(Exercise details)
Do not include the pictures; repeat the rest of the data exactly.

◆ ◆ ◆ ◆

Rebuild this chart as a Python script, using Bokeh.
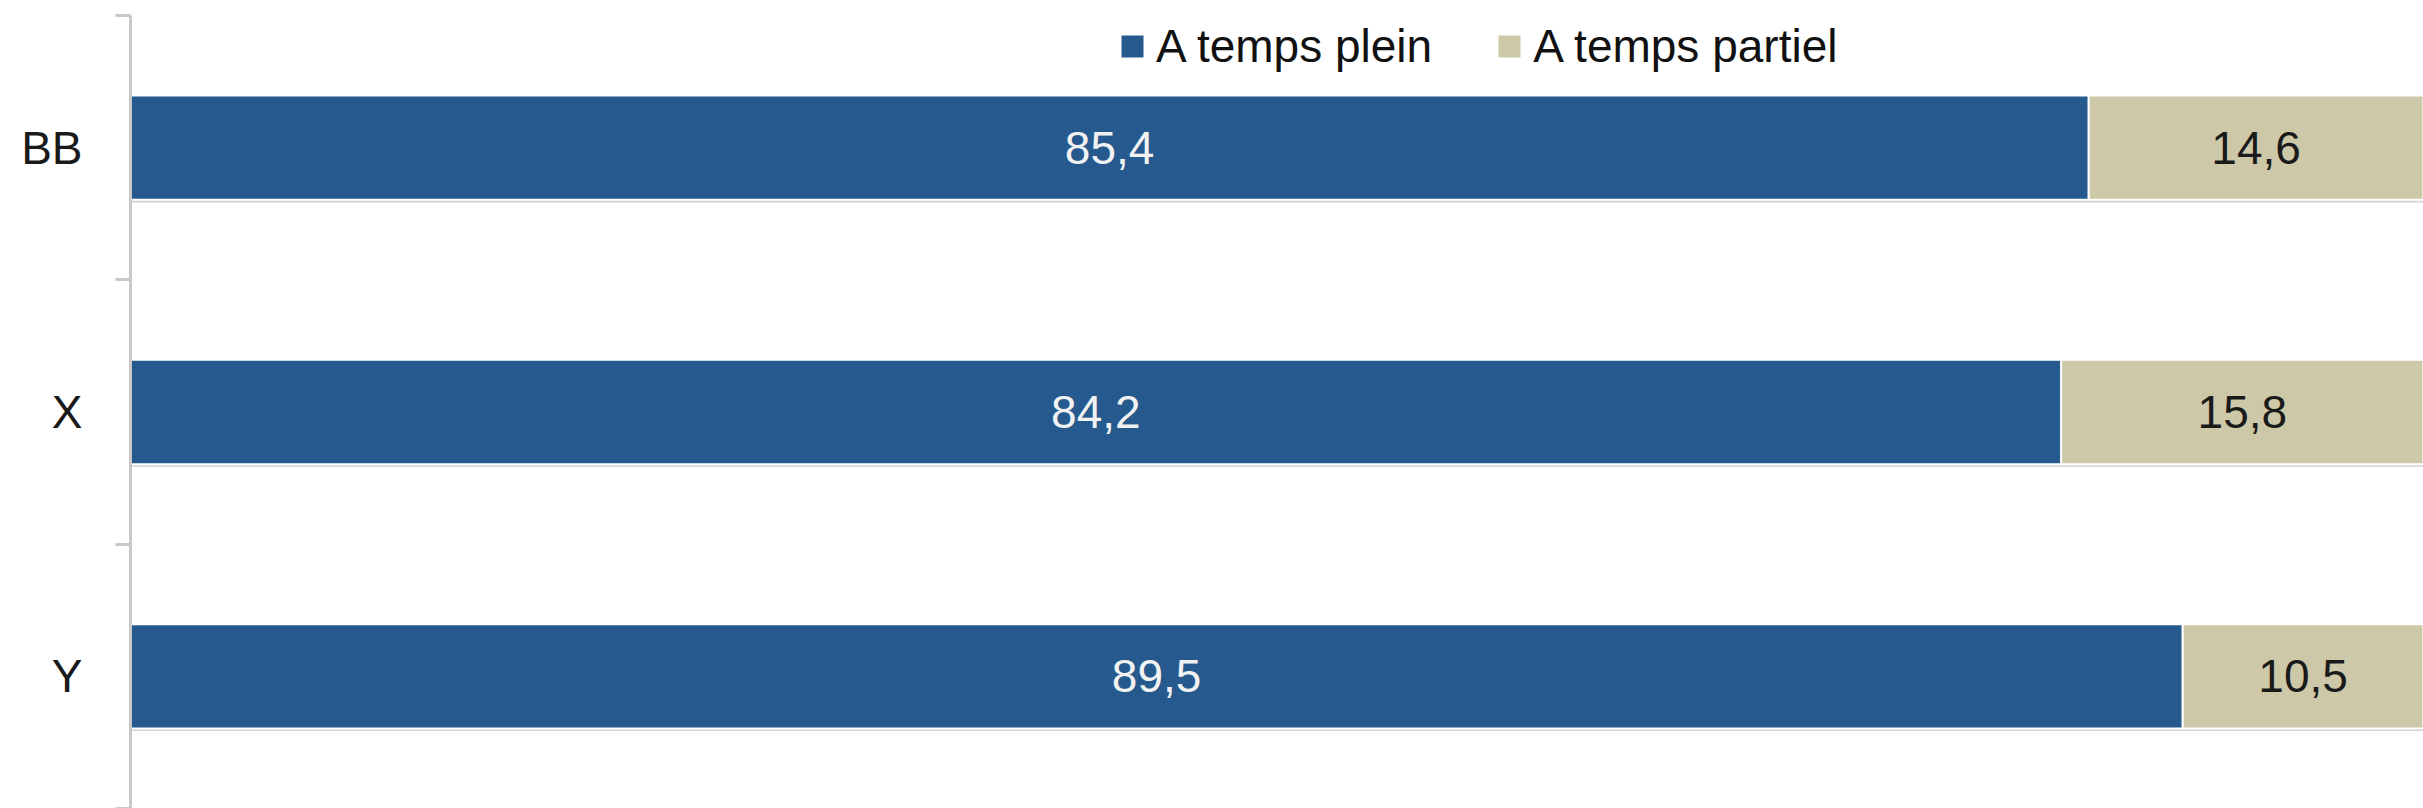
from bokeh.plotting import figure
from bokeh.models import (ColumnDataSource, Range1d, LinearAxis, FixedTicker,
                          Legend, LegendItem)
from bokeh.core.properties import value
from bokeh.embed import file_html
from bokeh.resources import INLINE

# ---- data ----
categories = ["BB", "X", "Y"]
plein = [85.4, 84.2, 89.5]
partiel = [14.6, 15.8, 10.5]
series_names = ["A temps plein", "A temps partiel"]

BLUE = "#265a8f"
BEIGE = "#cdc8a8"
AXIS = "#c8c8c8"
FONT = "Liberation Sans"

def fr(v):
    return f"{v:.1f}".replace(".", ",")

n = len(categories)
ypos = [n - i - 0.5 for i in range(n)]  # category slot centres, first on top

src = ColumnDataSource(dict(
    cat=categories,
    y=ypos,
    y_shadow=[v - 0.012 for v in ypos],
    plein=plein,
    partiel=partiel,
    total=[a + b for a, b in zip(plein, partiel)],
    mid_plein=[a / 2 for a in plein],
    mid_partiel=[a + b / 2 for a, b in zip(plein, partiel)],
    lab_plein=[fr(v) for v in plein],
    lab_partiel=[fr(v) for v in partiel],
))

p = figure(width=2423, height=808, output_backend="svg", toolbar_location=None,
           y_range=Range1d(0, n), x_range=Range1d(0, 100),
           x_axis_location=None, y_axis_location=None,
           min_border_top=15, min_border_bottom=0, min_border_right=0, min_border_left=130)
p.outline_line_color = None
p.xgrid.visible = False
p.ygrid.visible = False
p.background_fill_color = "white"

# shadow under bars
p.hbar(y="y_shadow", left=0, right="total", height=0.39,
       source=src, fill_color="#d2d2d2", line_color=None)

r = p.hbar_stack(["plein", "partiel"], y="y", height=0.395, source=src,
                 color=[BLUE, BEIGE], line_color="white", line_width=2)

p.text(x="mid_plein", y="y", text="lab_plein", source=src, text_align="center",
       text_baseline="middle", text_color="#f2f2f2", text_font=value(FONT),
       text_font_size="46px")
p.text(x="mid_partiel", y="y", text="lab_partiel", source=src, text_align="center",
       text_baseline="middle", text_color="#1a1a1a", text_font=value(FONT),
       text_font_size="46px")

# category axis: labels at slot centres, tick marks (minor) at slot boundaries
y_axis = LinearAxis(ticker=FixedTicker(ticks=ypos, minor_ticks=list(range(n + 1))),
                    major_label_overrides={y: c for y, c in zip(ypos, categories)},
                    axis_line_color=AXIS, axis_line_width=3,
                    major_tick_line_color=None, major_tick_in=0, major_tick_out=0,
                    minor_tick_line_color=AXIS, minor_tick_line_width=3,
                    minor_tick_in=0, minor_tick_out=15,
                    major_label_standoff=33, major_label_text_font=FONT,
                    major_label_text_font_size="46px",
                    major_label_text_color="#1a1a1a")
p.add_layout(y_axis, "left")

legend = Legend(items=[LegendItem(label=series_names[i], renderers=[r[i]]) for i in range(2)],
                orientation="horizontal", location=(987, 735),
                label_text_font=FONT, label_text_font_size="46px",
                label_text_color="#111111",
                glyph_width=30, glyph_height=30, label_standoff=9, spacing=62,
                padding=0, margin=0, border_line_color=None, background_fill_alpha=0)
p.add_layout(legend)

open("out.html", "w").write(file_html(p, INLINE))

◆ ◆ ◆ ◆

(Exercise response)
Rebuild this chart as a Python script, using Bokeh.
from bokeh.plotting import figure
from bokeh.models import (ColumnDataSource, Range1d, LinearAxis, FixedTicker,
                          Legend, LegendItem)
from bokeh.core.properties import value
from bokeh.embed import file_html
from bokeh.resources import INLINE

# ---- data ----
categories = ["BB", "X", "Y"]
plein = [85.4, 84.2, 89.5]
partiel = [14.6, 15.8, 10.5]
series_names = ["A temps plein", "A temps partiel"]

BLUE = "#265a8f"
BEIGE = "#cdc8a8"
AXIS = "#c8c8c8"
FONT = "Liberation Sans"

def fr(v):
    return f"{v:.1f}".replace(".", ",")

n = len(categories)
ypos = [n - i - 0.5 for i in range(n)]  # category slot centres, first on top

src = ColumnDataSource(dict(
    cat=categories,
    y=ypos,
    y_shadow=[v - 0.012 for v in ypos],
    plein=plein,
    partiel=partiel,
    total=[a + b for a, b in zip(plein, partiel)],
    mid_plein=[a / 2 for a in plein],
    mid_partiel=[a + b / 2 for a, b in zip(plein, partiel)],
    lab_plein=[fr(v) for v in plein],
    lab_partiel=[fr(v) for v in partiel],
))

p = figure(width=2423, height=808, output_backend="svg", toolbar_location=None,
           y_range=Range1d(0, n), x_range=Range1d(0, 100),
           x_axis_location=None, y_axis_location=None,
           min_border_top=15, min_border_bottom=0, min_border_right=0, min_border_left=130)
p.outline_line_color = None
p.xgrid.visible = False
p.ygrid.visible = False
p.background_fill_color = "white"

# shadow under bars
p.hbar(y="y_shadow", left=0, right="total", height=0.39,
       source=src, fill_color="#d2d2d2", line_color=None)

r = p.hbar_stack(["plein", "partiel"], y="y", height=0.395, source=src,
                 color=[BLUE, BEIGE], line_color="white", line_width=2)

p.text(x="mid_plein", y="y", text="lab_plein", source=src, text_align="center",
       text_baseline="middle", text_color="#f2f2f2", text_font=value(FONT),
       text_font_size="46px")
p.text(x="mid_partiel", y="y", text="lab_partiel", source=src, text_align="center",
       text_baseline="middle", text_color="#1a1a1a", text_font=value(FONT),
       text_font_size="46px")

# category axis: labels at slot centres, tick marks (minor) at slot boundaries
y_axis = LinearAxis(ticker=FixedTicker(ticks=ypos, minor_ticks=list(range(n + 1))),
                    major_label_overrides={y: c for y, c in zip(ypos, categories)},
                    axis_line_color=AXIS, axis_line_width=3,
                    major_tick_line_color=None, major_tick_in=0, major_tick_out=0,
                    minor_tick_line_color=AXIS, minor_tick_line_width=3,
                    minor_tick_in=0, minor_tick_out=15,
                    major_label_standoff=33, major_label_text_font=FONT,
                    major_label_text_font_size="46px",
                    major_label_text_color="#1a1a1a")
p.add_layout(y_axis, "left")

legend = Legend(items=[LegendItem(label=series_names[i], renderers=[r[i]]) for i in range(2)],
                orientation="horizontal", location=(987, 735),
                label_text_font=FONT, label_text_font_size="46px",
                label_text_color="#111111",
                glyph_width=30, glyph_height=30, label_standoff=9, spacing=62,
                padding=0, margin=0, border_line_color=None, background_fill_alpha=0)
p.add_layout(legend)

open("out.html", "w").write(file_html(p, INLINE))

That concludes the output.